Direct Connect というサービスは以下の二つを接続するサービスです。
– Direct Connect ロケーションにある ユーザー(もしくはパートナー企業)所有のルーター
– Direct Connect ロケーションにある AWS 所有のルーター

なので、ユーザーのオンプレミス環境と Direct Connect ロケーションにある ユーザー(もしくはパートナー企業)所有のルーターまでの通信網はユーザー自身で用意する必要があります。

そして Direct Connect ロケーションまでの通信網の用意については各パートナーから提供を支援されており、その一覧については AWS の公式ページで確認することができます。
https://aws.amazon.com/jp/directconnect/partners/

AWS Direct Connect デリバリーパートナーは、専用接続、ホスト型接続、ホスト型仮想インターフェイスの各モデルを介して、お客様が AWS Direct Connect のロケーションとデータセンター、オフィス、またはコロケーション環境の間にネットワーク接続を確立できるよう支援します。

2024年7月時点での上記のページには以下のようにパートナーが記載されています。また合わせて対応している Direct Connect ロケーション についても記載されています。

今回のハンズオンで使った Direct Connect 回線について

今回のハンズオンで使った Direct Connect 回線は二つです。

一つ目の回線

一つ目は bastion (東京リージョン) の VPC の仮想プライベートゲートウェイとオンプレミスを繋ぐ Direct Connect 回線です。

※ 濃いグレーの部分は今回のハンズオンでは触れなかったところなので意図的に隠している部分のため意識しなくて問題ありません。

これは仮想インターフェイスとして提供されており実際の AWS マネジメントコンソールの画面が以下です。

ロケーション の項目に Equinix TY2, Tokyo, Japan と記載されています。
つまりこの Direct Connect 回線の Direct Connect ロケーションは東京で提供されいたことが分かります。

二つ目の回線

二つ目は Direct Connect ゲートウェイ とオンプレミスを繋ぐ Direct Connect 回線です。

こちらも仮想インターフェイスとして提供されており実際の AWS マネジメントコンソールの画面が以下です。

ロケーション の項目に Equinix OS1, Osaka, JPN と記載されています。
つまりこの Direct Connect 回線の Direct Connect ロケーションは大阪で提供されいたことが分かります。
(AWS の方に確認したところ、今回のイベントは大阪開催であることからこちらの Direct Connect 回線の Direct Connect ロケーションは大阪を利用していたとのことでした。
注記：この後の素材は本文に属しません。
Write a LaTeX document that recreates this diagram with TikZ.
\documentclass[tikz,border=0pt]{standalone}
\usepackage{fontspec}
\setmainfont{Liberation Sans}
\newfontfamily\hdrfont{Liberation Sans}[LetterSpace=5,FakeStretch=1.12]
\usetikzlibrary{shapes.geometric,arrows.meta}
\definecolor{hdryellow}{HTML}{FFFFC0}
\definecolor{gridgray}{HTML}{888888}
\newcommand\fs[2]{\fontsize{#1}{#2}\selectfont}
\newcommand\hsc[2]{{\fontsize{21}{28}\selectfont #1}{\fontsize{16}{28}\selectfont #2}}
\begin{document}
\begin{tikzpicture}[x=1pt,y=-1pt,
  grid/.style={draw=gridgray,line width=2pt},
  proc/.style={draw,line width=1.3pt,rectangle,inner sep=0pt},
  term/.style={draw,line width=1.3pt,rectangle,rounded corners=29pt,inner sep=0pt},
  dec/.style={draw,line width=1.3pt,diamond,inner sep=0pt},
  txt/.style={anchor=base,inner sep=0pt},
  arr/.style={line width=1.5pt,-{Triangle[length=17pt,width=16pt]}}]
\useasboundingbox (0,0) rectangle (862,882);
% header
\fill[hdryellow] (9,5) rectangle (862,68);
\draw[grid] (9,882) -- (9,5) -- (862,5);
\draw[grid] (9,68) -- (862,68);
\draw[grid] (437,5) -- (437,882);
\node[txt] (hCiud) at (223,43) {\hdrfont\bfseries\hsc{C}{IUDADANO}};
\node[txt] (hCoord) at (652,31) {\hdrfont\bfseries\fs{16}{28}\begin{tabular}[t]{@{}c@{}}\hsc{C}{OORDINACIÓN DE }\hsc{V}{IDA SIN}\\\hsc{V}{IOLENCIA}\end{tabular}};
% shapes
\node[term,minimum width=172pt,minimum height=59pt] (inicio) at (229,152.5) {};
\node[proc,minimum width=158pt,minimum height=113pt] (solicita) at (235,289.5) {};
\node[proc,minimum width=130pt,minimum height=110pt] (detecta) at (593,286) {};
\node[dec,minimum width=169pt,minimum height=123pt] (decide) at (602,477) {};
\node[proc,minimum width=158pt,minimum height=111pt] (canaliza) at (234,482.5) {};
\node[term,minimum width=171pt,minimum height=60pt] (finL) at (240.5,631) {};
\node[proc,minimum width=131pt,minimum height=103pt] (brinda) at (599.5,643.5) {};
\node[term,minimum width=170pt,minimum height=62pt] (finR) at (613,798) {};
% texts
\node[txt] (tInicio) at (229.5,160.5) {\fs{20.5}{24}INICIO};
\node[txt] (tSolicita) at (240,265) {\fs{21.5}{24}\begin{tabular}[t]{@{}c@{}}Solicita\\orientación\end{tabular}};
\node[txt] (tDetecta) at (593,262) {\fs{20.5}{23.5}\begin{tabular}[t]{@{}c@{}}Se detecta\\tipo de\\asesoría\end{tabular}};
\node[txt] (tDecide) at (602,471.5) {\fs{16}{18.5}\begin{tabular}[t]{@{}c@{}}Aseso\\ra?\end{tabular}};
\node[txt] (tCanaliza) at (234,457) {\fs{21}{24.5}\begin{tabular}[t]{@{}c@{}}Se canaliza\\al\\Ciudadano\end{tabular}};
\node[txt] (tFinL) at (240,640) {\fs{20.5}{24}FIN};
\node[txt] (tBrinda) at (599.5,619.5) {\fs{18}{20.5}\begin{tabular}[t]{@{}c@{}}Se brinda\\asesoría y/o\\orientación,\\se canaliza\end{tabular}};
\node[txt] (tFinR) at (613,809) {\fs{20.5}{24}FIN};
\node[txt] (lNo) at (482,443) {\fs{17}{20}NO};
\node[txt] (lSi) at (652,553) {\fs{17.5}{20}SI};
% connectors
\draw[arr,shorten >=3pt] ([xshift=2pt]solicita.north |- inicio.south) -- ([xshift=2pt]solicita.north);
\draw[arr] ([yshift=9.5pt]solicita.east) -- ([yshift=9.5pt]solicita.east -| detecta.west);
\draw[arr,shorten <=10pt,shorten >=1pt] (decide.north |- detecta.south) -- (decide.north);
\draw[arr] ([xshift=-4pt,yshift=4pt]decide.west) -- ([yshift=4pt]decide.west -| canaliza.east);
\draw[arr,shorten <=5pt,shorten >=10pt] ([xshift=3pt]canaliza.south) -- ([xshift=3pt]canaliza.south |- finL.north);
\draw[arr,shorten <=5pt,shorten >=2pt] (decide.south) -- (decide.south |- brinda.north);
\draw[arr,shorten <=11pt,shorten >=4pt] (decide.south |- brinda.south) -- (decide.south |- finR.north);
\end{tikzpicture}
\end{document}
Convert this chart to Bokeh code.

)

見えてきた通信経路

ping の結果に不思議に思った時に私は以下のように考えていました。

末端同士だけ で考えると東京リージョン同士の通信である training-server-1 向けの通信の方が早いと思っていたので不思議に感じました。。。

しかし、Direct Connect ロケーションを意識すると以下のような通信経路であったことが見えてきました。

training-server-1 (東京リージョン) 向け通信
bastion (東京)

Direct Connect 回線 (東京)

オンプレミス (東京)

Direct Connect 回線 (大阪)

training-server-1 (東京)

training-server-3 (大阪リージョン) 向け通信
bastion (東京)

Direct Connect 回線 (東京)

オンプレミス (東京)

Direct Connect 回線 (大阪)

training-server-3 (大阪)

bastion (東京リージョン) から training-server-3 (大阪リージョン) 向けの通信の方が早かった理由

上記からわかる通り、 training-server-1 (東京リージョン) 向けの通信は 東京 から 大阪 に行ってまた 東京 に戻ってきて宛先に到達する通信経路であるのに対して、
bastion (東京リージョン) から training-server-3 (大阪リージョン) 向けの通信は 東京 から 大阪 に行って宛先に到達する通信経路であるため早かったというのが理由でした!

締め

Direct Connect については簡単にテストできないため利用する機会が少なかったので断片的な知識しかなかったので Direct Connect ロケーションについても「そういうもの」程度にしか知らなかったのですが
実際に触ってみることで存在を意識できるようになり Direct Connect に対しての解像度が高まったためハンズオンで学べて良かったです!